Kankakee County State’s Attorney Jim Rowe said he has met with village and township leadership to discuss “criminal activity” at the bowl.

“My Office will prosecute any such crimes that are reported to law enforcement and meet the requirements for criminal prosecution, i.e., witnesses to the offense, identity of the trespassers, signed trespass complaints by the property owner, etc.,” he wrote the Tribune in an email. “This evidence, and more, is required by law for a trespassing offense to be charged.”

But the sheriff’s office has not cited any off-roaders in Pembroke since the SAFE-T Act was passed, and many of the calls about off-road activity have been made anonymously, Downey said.

In the last five years, the sheriff’s office has only filed one official incident report of criminal trespassing and two reports of stray bullets damaging homes in the bowl’s perimeter, according to official documents obtained by the Tribune via a Freedom of Information Act request. None identified a suspect.

Downey is hopeful that a new ATV fleet purchased by his office this fall will help his team wrangle off-roaders in the near future. The fleet hasn’t been deployed yet, and off-road activity has slowed down with the cold weather.

Gearing up for grassroots action

Hodge, Foster and Pembroke Township Supervisor Samuel Payton sent a joint letter pleading for assistance from the Illinois chapter of the National Association for the Advancement of Colored People. The association did not respond to the Tribune’s request for comment.

The local leaders plan to send a similar letter to Attorney General Kwame Raoul and the Illinois State Police in the coming weeks.

An ATV drives through a sand dune on private property on Dec. 15, 2024, in Hopkins Park. (Armando L. Sanchez/Chicago Tribune)
An ATV drives through sand dunes on private property in Hopkins Park on Dec. 15, 2024. (Armando L. Sanchez/Chicago Tribune)

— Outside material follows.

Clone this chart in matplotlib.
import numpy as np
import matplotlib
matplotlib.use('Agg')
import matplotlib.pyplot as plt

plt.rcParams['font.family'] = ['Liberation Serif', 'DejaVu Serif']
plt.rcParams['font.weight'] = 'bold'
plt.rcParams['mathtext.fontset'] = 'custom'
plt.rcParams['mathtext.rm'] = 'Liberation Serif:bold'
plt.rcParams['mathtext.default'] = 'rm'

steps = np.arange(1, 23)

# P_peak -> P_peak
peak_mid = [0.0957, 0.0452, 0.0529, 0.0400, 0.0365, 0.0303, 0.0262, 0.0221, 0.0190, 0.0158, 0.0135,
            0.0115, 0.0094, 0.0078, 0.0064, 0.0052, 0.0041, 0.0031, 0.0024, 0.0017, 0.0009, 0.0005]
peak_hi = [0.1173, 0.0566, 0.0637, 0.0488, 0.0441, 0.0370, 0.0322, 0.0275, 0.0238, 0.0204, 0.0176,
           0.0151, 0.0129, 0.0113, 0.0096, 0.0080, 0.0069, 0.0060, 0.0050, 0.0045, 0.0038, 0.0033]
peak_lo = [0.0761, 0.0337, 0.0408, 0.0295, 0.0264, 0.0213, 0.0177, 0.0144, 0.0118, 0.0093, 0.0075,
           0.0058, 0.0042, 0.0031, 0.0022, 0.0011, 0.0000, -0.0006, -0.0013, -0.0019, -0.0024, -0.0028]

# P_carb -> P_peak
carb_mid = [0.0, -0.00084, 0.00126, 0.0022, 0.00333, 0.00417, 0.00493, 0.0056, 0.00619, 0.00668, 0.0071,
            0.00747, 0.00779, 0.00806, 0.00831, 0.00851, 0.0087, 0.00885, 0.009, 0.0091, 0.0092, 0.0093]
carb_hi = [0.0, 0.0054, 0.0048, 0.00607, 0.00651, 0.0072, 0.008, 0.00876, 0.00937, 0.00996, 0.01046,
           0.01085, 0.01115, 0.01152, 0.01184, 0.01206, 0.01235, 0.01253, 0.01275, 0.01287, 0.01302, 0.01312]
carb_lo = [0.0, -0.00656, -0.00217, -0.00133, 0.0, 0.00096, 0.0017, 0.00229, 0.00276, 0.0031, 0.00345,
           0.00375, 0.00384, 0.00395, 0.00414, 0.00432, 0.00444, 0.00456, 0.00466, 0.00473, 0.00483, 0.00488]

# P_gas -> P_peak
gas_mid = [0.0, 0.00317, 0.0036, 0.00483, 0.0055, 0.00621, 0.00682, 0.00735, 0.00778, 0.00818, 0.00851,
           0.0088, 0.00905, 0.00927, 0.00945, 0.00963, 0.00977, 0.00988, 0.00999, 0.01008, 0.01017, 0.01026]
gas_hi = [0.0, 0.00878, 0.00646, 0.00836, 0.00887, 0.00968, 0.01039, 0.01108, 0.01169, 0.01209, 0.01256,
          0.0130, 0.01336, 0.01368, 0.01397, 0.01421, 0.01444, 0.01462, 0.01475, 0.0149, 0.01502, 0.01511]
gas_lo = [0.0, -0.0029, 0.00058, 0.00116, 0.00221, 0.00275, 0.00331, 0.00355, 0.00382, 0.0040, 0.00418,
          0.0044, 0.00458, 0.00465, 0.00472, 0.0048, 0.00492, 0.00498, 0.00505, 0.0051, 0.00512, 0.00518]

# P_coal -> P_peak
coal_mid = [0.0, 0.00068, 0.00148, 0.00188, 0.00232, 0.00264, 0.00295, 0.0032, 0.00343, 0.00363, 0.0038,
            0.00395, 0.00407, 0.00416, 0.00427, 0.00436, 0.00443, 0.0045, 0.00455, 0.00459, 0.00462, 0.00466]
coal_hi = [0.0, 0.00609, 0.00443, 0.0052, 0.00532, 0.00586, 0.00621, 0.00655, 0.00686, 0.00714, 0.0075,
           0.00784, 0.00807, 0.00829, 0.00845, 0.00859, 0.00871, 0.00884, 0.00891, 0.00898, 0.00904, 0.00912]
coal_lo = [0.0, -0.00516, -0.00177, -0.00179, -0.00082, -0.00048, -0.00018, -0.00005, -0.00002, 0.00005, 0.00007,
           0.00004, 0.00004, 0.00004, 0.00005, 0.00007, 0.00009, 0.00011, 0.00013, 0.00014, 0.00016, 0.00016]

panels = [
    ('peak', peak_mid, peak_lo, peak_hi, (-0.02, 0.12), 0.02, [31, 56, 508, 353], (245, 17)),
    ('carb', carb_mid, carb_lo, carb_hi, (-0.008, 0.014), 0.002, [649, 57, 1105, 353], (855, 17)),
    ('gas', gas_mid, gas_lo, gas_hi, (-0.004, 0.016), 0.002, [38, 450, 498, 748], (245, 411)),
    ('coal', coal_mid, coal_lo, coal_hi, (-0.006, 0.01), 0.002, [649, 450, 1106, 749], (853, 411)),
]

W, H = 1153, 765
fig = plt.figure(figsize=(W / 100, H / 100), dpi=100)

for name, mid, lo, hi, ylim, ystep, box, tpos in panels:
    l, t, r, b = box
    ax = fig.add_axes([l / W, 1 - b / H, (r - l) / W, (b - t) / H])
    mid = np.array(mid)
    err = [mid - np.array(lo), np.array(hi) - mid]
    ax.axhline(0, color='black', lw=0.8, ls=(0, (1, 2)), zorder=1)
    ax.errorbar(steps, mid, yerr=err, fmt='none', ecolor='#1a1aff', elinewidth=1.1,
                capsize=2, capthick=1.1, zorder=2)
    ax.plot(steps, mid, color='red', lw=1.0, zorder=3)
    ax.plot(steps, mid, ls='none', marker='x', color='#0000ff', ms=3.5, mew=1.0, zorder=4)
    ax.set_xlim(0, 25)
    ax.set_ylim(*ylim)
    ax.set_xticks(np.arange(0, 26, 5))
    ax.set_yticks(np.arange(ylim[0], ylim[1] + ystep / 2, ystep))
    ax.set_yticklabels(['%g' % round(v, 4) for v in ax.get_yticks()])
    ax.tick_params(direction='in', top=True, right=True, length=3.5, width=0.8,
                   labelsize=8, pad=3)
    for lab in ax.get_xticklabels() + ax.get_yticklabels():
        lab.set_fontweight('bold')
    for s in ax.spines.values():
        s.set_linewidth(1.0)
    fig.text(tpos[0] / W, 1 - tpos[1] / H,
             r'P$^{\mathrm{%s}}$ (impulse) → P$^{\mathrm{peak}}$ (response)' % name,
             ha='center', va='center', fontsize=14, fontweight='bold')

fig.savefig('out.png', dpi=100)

Residents have also been strategizing grassroots action. They organized a “stand-in” to confront armed off-roaders in late October. And, during the mid-December community meeting, they discussed using drones to track vehicles, joked about a tax boycott to incentivize police action and encouraged one another to file formal complaints every time they call the police.

Everyone reminisced about a time when no one needed fences. They agreed the rural community needed its own police department.

A couple of residents floated the possibility of using the demonstrated interest in off-roading to bring much-needed economic activity to the small town. It was quickly shut down by others.

“Eventually, (creating a regulated ATV riding area) is one of the things that the community could consider doing on our terms. But right now, we need to take control of the situation that’s threatening a lot of our landowners,” Johari Cole-Kweli, the founder and president of the Community Development Corporation of Pembroke-Hopkins Park, told the Tribune. “We’re getting accosted. It’s lawless.”